[START OF Stored data]
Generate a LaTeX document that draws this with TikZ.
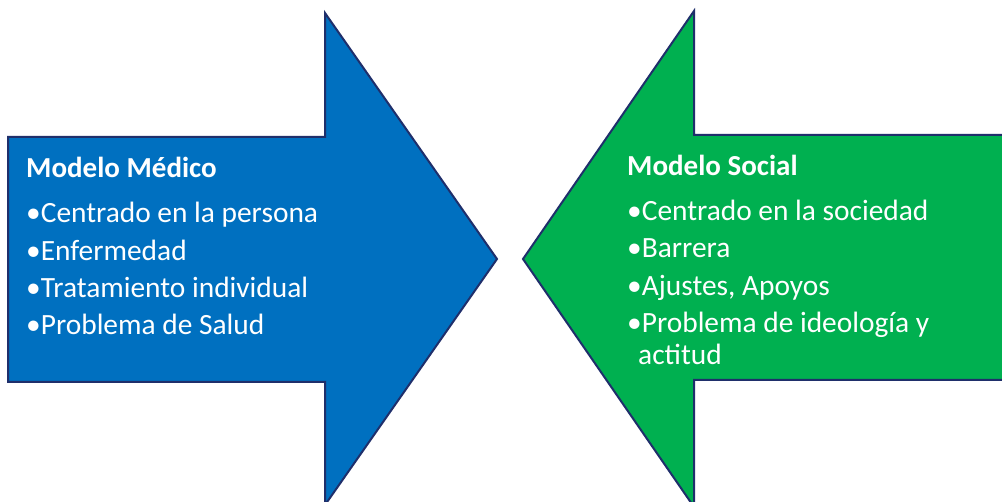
\documentclass[tikz,border=0pt]{standalone}
\usepackage{fontspec}
\setmainfont{Carlito}
\definecolor{medblue}{HTML}{0070C0}
\definecolor{socgreen}{HTML}{00B050}
\definecolor{edge}{HTML}{1F2F6B}
\begin{document}
\begin{tikzpicture}[x=1pt,y=-1pt,
  arrowshape/.style={draw=edge,line width=2pt,line join=miter},
  ttl/.style={anchor=base west,inner sep=0pt,text=white,font=\fontsize{29}{34}\selectfont\bfseries},
  itm/.style={anchor=base west,inner sep=0pt,text=white,font=\fontsize{29.4}{34}\selectfont}]
\useasboundingbox (0,0) rectangle (1002,502);
\fill[white] (0,0) rectangle (1002,502);
% blue arrow pointing right
\draw[arrowshape,fill=medblue] (8,137) -- (325,137) -- (325,13) -- (497,259) -- (325,505) -- (325,382) -- (8,382) -- cycle;
% green arrow pointing left
\draw[arrowshape,fill=socgreen] (1012,135) -- (694,135) -- (694,11) -- (523,259) -- (694,507) -- (694,380) -- (1012,380) -- cycle;
% left text
\node[ttl] (mt) at (26,178) {Modelo Médico};
\node[itm] (m1) at (26,223) {•Centrado en la persona};
\node[itm] (m2) at (26,261) {•Enfermedad};
\node[itm] (m3) at (26,298) {•Tratamiento individual};
\node[itm] (m4) at (26,335) {•Problema de Salud};
% right text
\node[ttl] (st) at (627,176) {Modelo Social};
\node[itm] (s1) at (627,221) {•Centrado en la sociedad};
\node[itm] (s2) at (627,258) {•Barrera};
\node[itm] (s3) at (627,296) {•Ajustes, Apoyos};
\node[itm] (s4) at (627,333) {•Problema de ideología y};
\node[itm] (s5) at (638,365) {actitud};
\end{tikzpicture}
\end{document}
[END OF Stored data]
__Instruction__:
Would you set down the listing exactly, omitting pictures?

__The answer__:
Generate a LaTeX document that draws this with TikZ.
\documentclass[tikz,border=0pt]{standalone}
\usepackage{fontspec}
\setmainfont{Carlito}
\definecolor{medblue}{HTML}{0070C0}
\definecolor{socgreen}{HTML}{00B050}
\definecolor{edge}{HTML}{1F2F6B}
\begin{document}
\begin{tikzpicture}[x=1pt,y=-1pt,
  arrowshape/.style={draw=edge,line width=2pt,line join=miter},
  ttl/.style={anchor=base west,inner sep=0pt,text=white,font=\fontsize{29}{34}\selectfont\bfseries},
  itm/.style={anchor=base west,inner sep=0pt,text=white,font=\fontsize{29.4}{34}\selectfont}]
\useasboundingbox (0,0) rectangle (1002,502);
\fill[white] (0,0) rectangle (1002,502);
% blue arrow pointing right
\draw[arrowshape,fill=medblue] (8,137) -- (325,137) -- (325,13) -- (497,259) -- (325,505) -- (325,382) -- (8,382) -- cycle;
% green arrow pointing left
\draw[arrowshape,fill=socgreen] (1012,135) -- (694,135) -- (694,11) -- (523,259) -- (694,507) -- (694,380) -- (1012,380) -- cycle;
% left text
\node[ttl] (mt) at (26,178) {Modelo Médico};
\node[itm] (m1) at (26,223) {•Centrado en la persona};
\node[itm] (m2) at (26,261) {•Enfermedad};
\node[itm] (m3) at (26,298) {•Tratamiento individual};
\node[itm] (m4) at (26,335) {•Problema de Salud};
% right text
\node[ttl] (st) at (627,176) {Modelo Social};
\node[itm] (s1) at (627,221) {•Centrado en la sociedad};
\node[itm] (s2) at (627,258) {•Barrera};
\node[itm] (s3) at (627,296) {•Ajustes, Apoyos};
\node[itm] (s4) at (627,333) {•Problema de ideología y};
\node[itm] (s5) at (638,365) {actitud};
\end{tikzpicture}
\end{document}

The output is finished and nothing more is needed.